Every line below should be copied exactly; drop the pictures.

-- Begin DATA --

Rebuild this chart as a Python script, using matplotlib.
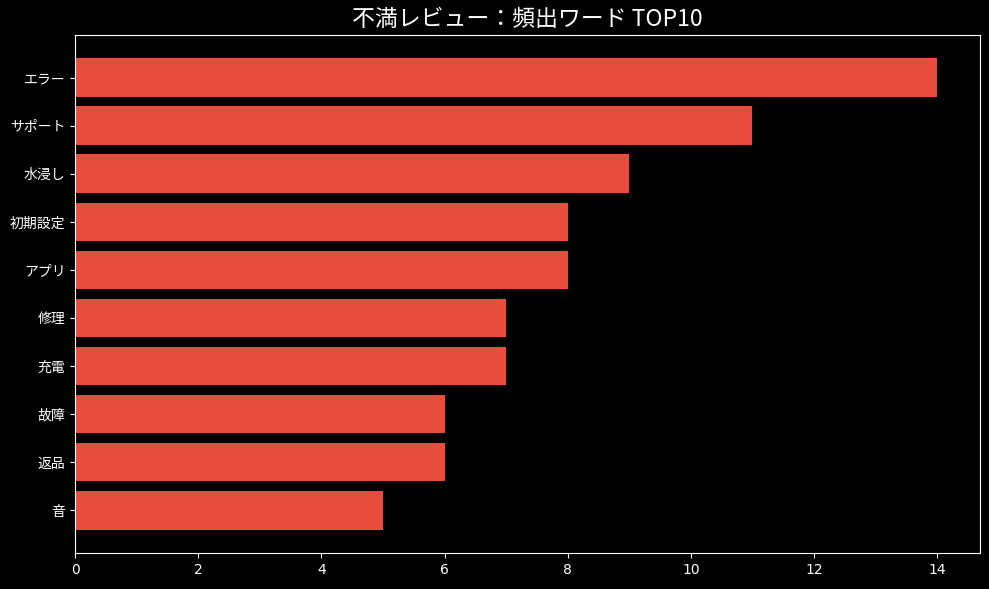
import matplotlib
matplotlib.use('Agg')
import matplotlib.pyplot as plt

words = ['エラー', 'サポート', '水浸し', '初期設定', 'アプリ', '修理', '充電', '故障', '返品', '音']
counts = [14, 11, 9, 8, 8, 7, 7, 6, 6, 5]

plt.style.use('dark_background')
plt.rcParams['font.family'] = ['Noto Sans CJK JP', 'DejaVu Sans']

fig, ax = plt.subplots(figsize=(9.89, 5.89), dpi=100)
fig.subplots_adjust(left=0.076, right=0.991, top=0.941, bottom=0.061)

ax.barh(words[::-1], counts[::-1], color='#e74c3c')
ax.set_title('不満レビュー：頻出ワード TOP10', fontsize=16.5)

for lbl in ax.get_xticklabels():
    lbl.set_fontfamily('DejaVu Sans')

fig.savefig('out.png', dpi=100)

-- End DATA --

FINISHED EXERCISE:
Rebuild this chart as a Python script, using matplotlib.
import matplotlib
matplotlib.use('Agg')
import matplotlib.pyplot as plt

words = ['エラー', 'サポート', '水浸し', '初期設定', 'アプリ', '修理', '充電', '故障', '返品', '音']
counts = [14, 11, 9, 8, 8, 7, 7, 6, 6, 5]

plt.style.use('dark_background')
plt.rcParams['font.family'] = ['Noto Sans CJK JP', 'DejaVu Sans']

fig, ax = plt.subplots(figsize=(9.89, 5.89), dpi=100)
fig.subplots_adjust(left=0.076, right=0.991, top=0.941, bottom=0.061)

ax.barh(words[::-1], counts[::-1], color='#e74c3c')
ax.set_title('不満レビュー：頻出ワード TOP10', fontsize=16.5)

for lbl in ax.get_xticklabels():
    lbl.set_fontfamily('DejaVu Sans')

fig.savefig('out.png', dpi=100)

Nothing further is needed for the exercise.